The SHAP waterfall plots provide a detailed breakdown of how individual features contribute to the model predictions for each dependent variable (bphigh, chd, diabetes, highchol, and obesity) among the top 1000 points. For bphigh, features like SE6 and SE2 dominate, with SE6 positively adding to the prediction while SE2 has a significant negative contribution. Similarly, in the chd plot, NE1 and BE4 positively drive the final prediction, with smaller but meaningful contributions from SE6 and BE5. In the case of diabetes, SE6, SE1, and SE3 emerge as the most impactful variables, highlighting their importance in shaping the prediction outcome. For highchol, SE6 contributes substantially, alongside SE2 and SE3, with their impacts varying between positive and negative. Lastly, for obesity, NE3, BE1, and SE6 play critical roles, adjusting the base value significantly to achieve the final prediction.

Discussion

The Random Forest models, both global and local, demonstrated strong predictive performance across all dependent variables, as indicated by high R² values and meaningful feature importance scores.
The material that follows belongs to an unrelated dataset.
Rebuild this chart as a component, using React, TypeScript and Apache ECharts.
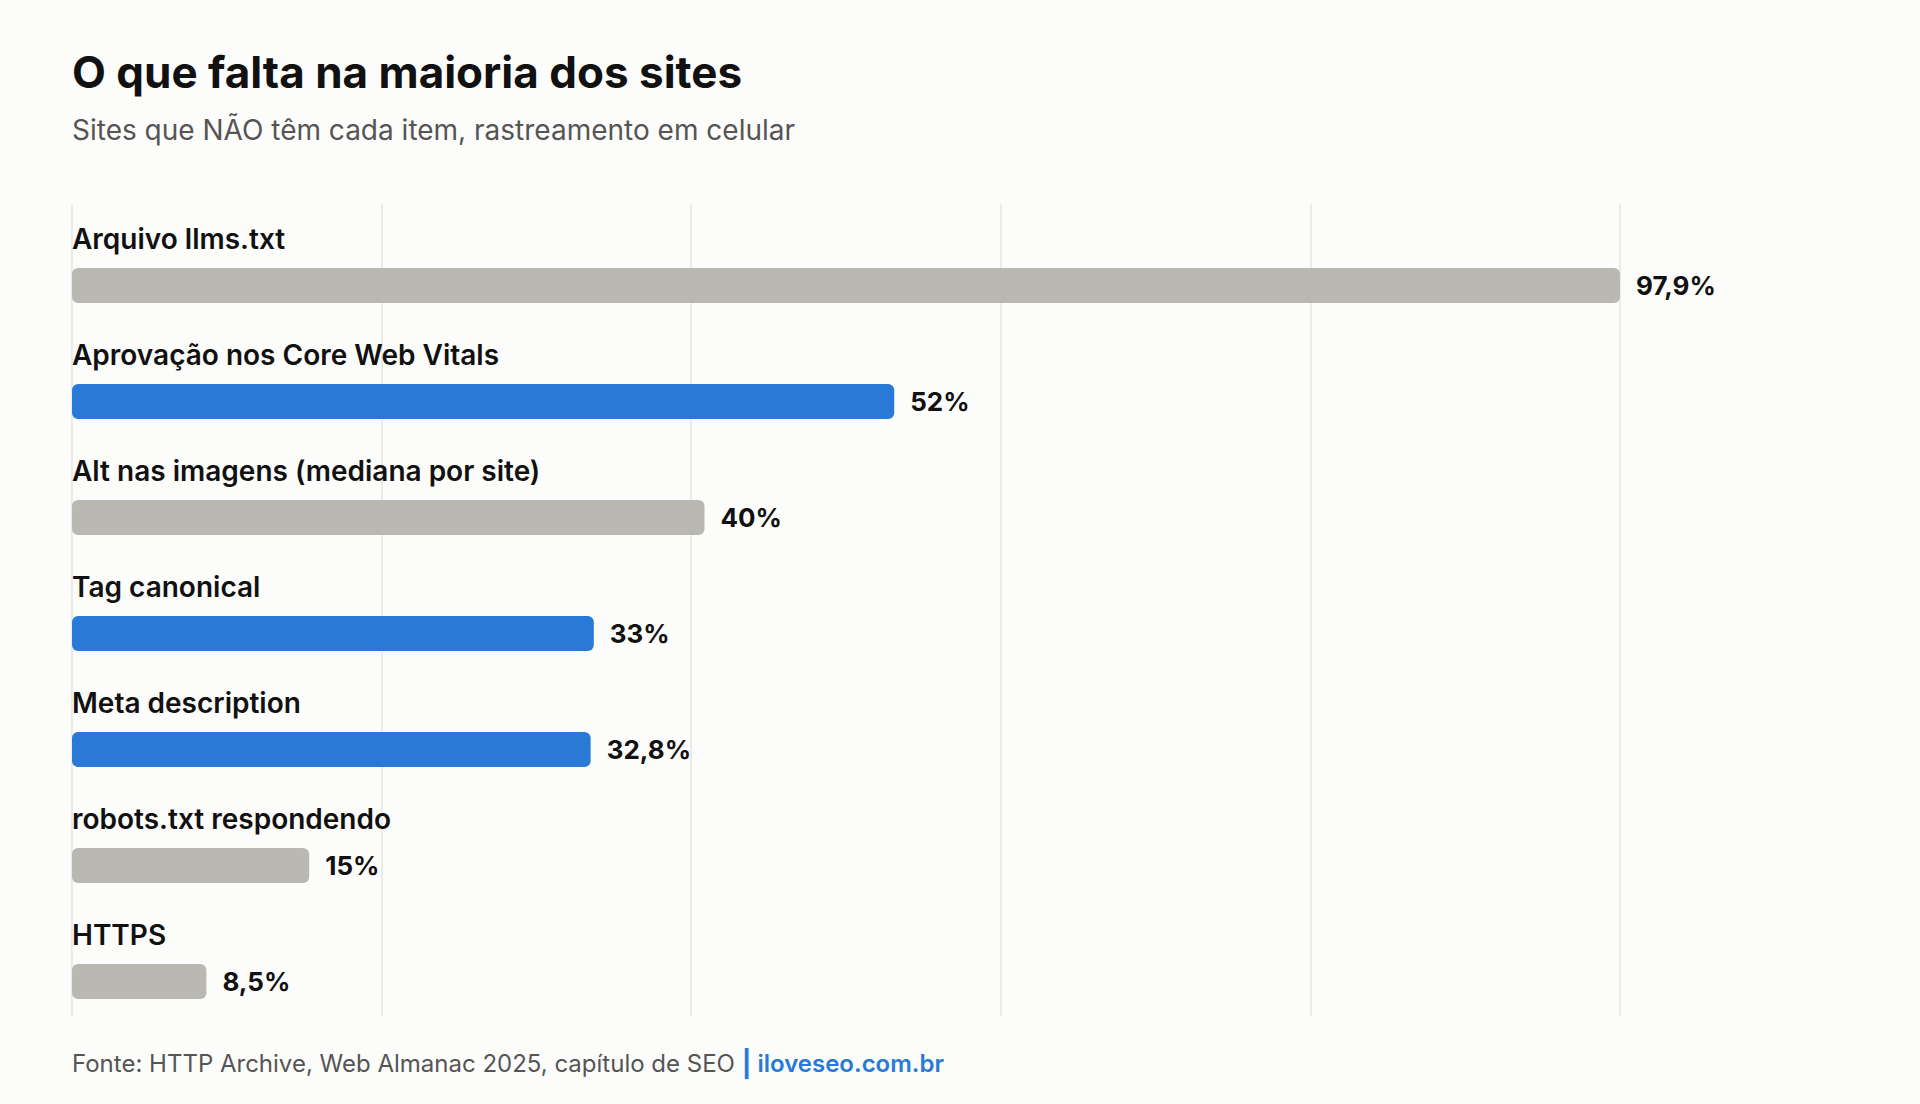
import * as echarts from "echarts";
import { useEffect, useRef } from "react";

const CATEGORIES = [
  "Arquivo llms.txt",
  "Aprovação nos Core Web Vitals",
  "Alt nas imagens (mediana por site)",
  "Tag canonical",
  "Meta description",
  "robots.txt respondendo",
  "HTTPS",
];
const MISSING = [97.9, 52, 40, 33, 32.8, 15, 8.5];
const HIGHLIGHT = [false, true, false, true, true, false, false];
const X_MAX = 97.9;
const GRID_STEPS = 5;

const INK = "#111111";
const MUTED = "#555555";
const LINE = "#e6e6e4";
const BLUE = "#2979d6";
const GRAY = "#b9b8b3";
const BG = "#fcfcfa";
const FONT = "Inter, 'Noto Sans', sans-serif";

const pct = (v: number) => String(v).replace(".", ",") + "%";

function buildOption(): echarts.EChartsOption {
  const barData = MISSING.map((v, i) => ({
    value: v,
    itemStyle: { color: HIGHLIGHT[i] ? BLUE : GRAY },
  }));

  return {
    animation: false,
    backgroundColor: BG,
    textStyle: { fontFamily: FONT },
    graphic: [
      {
        type: "text",
        style: {
          text: "O que falta na maioria dos sites",
          x: 72,
          y: 72,
          fill: INK,
          font: `700 44px ${FONT}`,
          verticalAlign: "middle",
        },
      },
      {
        type: "text",
        style: {
          text: "Sites que NÃO têm cada item, rastreamento em celular",
          x: 72,
          y: 130,
          fill: MUTED,
          font: `400 28px ${FONT}`,
          verticalAlign: "middle",
        },
      },
      {
        type: "text",
        style: {
          text: "{a|Fonte: HTTP Archive, Web Almanac 2025, capítulo de SEO }{b||}{c| iloveseo.com.br}",
          x: 72,
          y: 1063,
          verticalAlign: "middle",
          rich: {
            a: { fill: MUTED, font: `400 24px ${FONT}` },
            b: { fill: BLUE, font: `700 26px ${FONT}` },
            c: { fill: BLUE, font: `600 24px ${FONT}` },
          },
        },
      },
    ] as any,
    grid: [
      { left: 72, top: 227.5, width: 1548, height: 812 },
      { left: 72, top: 204, width: 1548, height: 812 },
    ],
    xAxis: [
      { type: "value", gridIndex: 0, min: 0, max: X_MAX, show: false },
      {
        type: "value",
        gridIndex: 1,
        min: 0,
        max: GRID_STEPS,
        interval: 1,
        axisLine: { show: false },
        axisTick: { show: false },
        axisLabel: { show: false },
        splitLine: { show: true, lineStyle: { color: LINE, width: 1.5 } },
      },
    ],
    yAxis: [
      { type: "category", gridIndex: 0, data: CATEGORIES, inverse: true, show: false },
      { type: "value", gridIndex: 1, show: false },
    ],
    series: [
      {
        type: "bar",
        xAxisIndex: 0,
        yAxisIndex: 0,
        data: barData,
        barWidth: 35,
        itemStyle: { borderRadius: 6 },
        label: {
          show: true,
          position: "right",
          distance: 16,
          formatter: (p: any) => pct(p.value),
          color: INK,
          fontFamily: FONT,
          fontSize: 26,
          fontWeight: 700,
        },
        silent: true,
      },
      {
        type: "bar",
        xAxisIndex: 0,
        yAxisIndex: 0,
        data: MISSING,
        barWidth: 35,
        barGap: "-100%",
        itemStyle: { color: "rgba(0,0,0,0)" },
        label: {
          show: true,
          position: [0, -29.5],
          align: "left",
          verticalAlign: "middle",
          formatter: (p: any) => CATEGORIES[p.dataIndex],
          color: INK,
          fontFamily: FONT,
          fontSize: 28,
          fontWeight: 600,
        },
        silent: true,
      },
    ],
  };
}

export default function App() {
  const ref = useRef<HTMLDivElement>(null);

  useEffect(() => {
    document.body.style.margin = "0";
    const el = ref.current;
    if (!el) return;
    const chart = echarts.init(el, null, { renderer: "svg" });
    chart.setOption(buildOption());
    return () => chart.dispose();
  }, []);

  return <div ref={ref} style={{ width: 1920, height: 1104, background: BG }} />;
}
The SHAP analyses provided detailed insights into the contributions of individual features, with SE6, SE2, and NE3 consistently emerging as influential predictors across multiple dependent variables. The waterfall plots and summary graphs highlight the robustness and interpretability of the models, allowing us to understand not only the overall variable importance but also the localized impacts on specific predictions. The high performance and interpretability of our model make it suitable for applications in health-related policy analysis and decision-making. For example, the local Random Forest models, coupled with SHAP insights, can assist in identifying region-specific factors affecting health outcomes, which can guide targeted interventions. Moving forward, the model can be expanded to include additional variables, such as temporal trends or external socioeconomic factors, to further refine its predictive power and utility.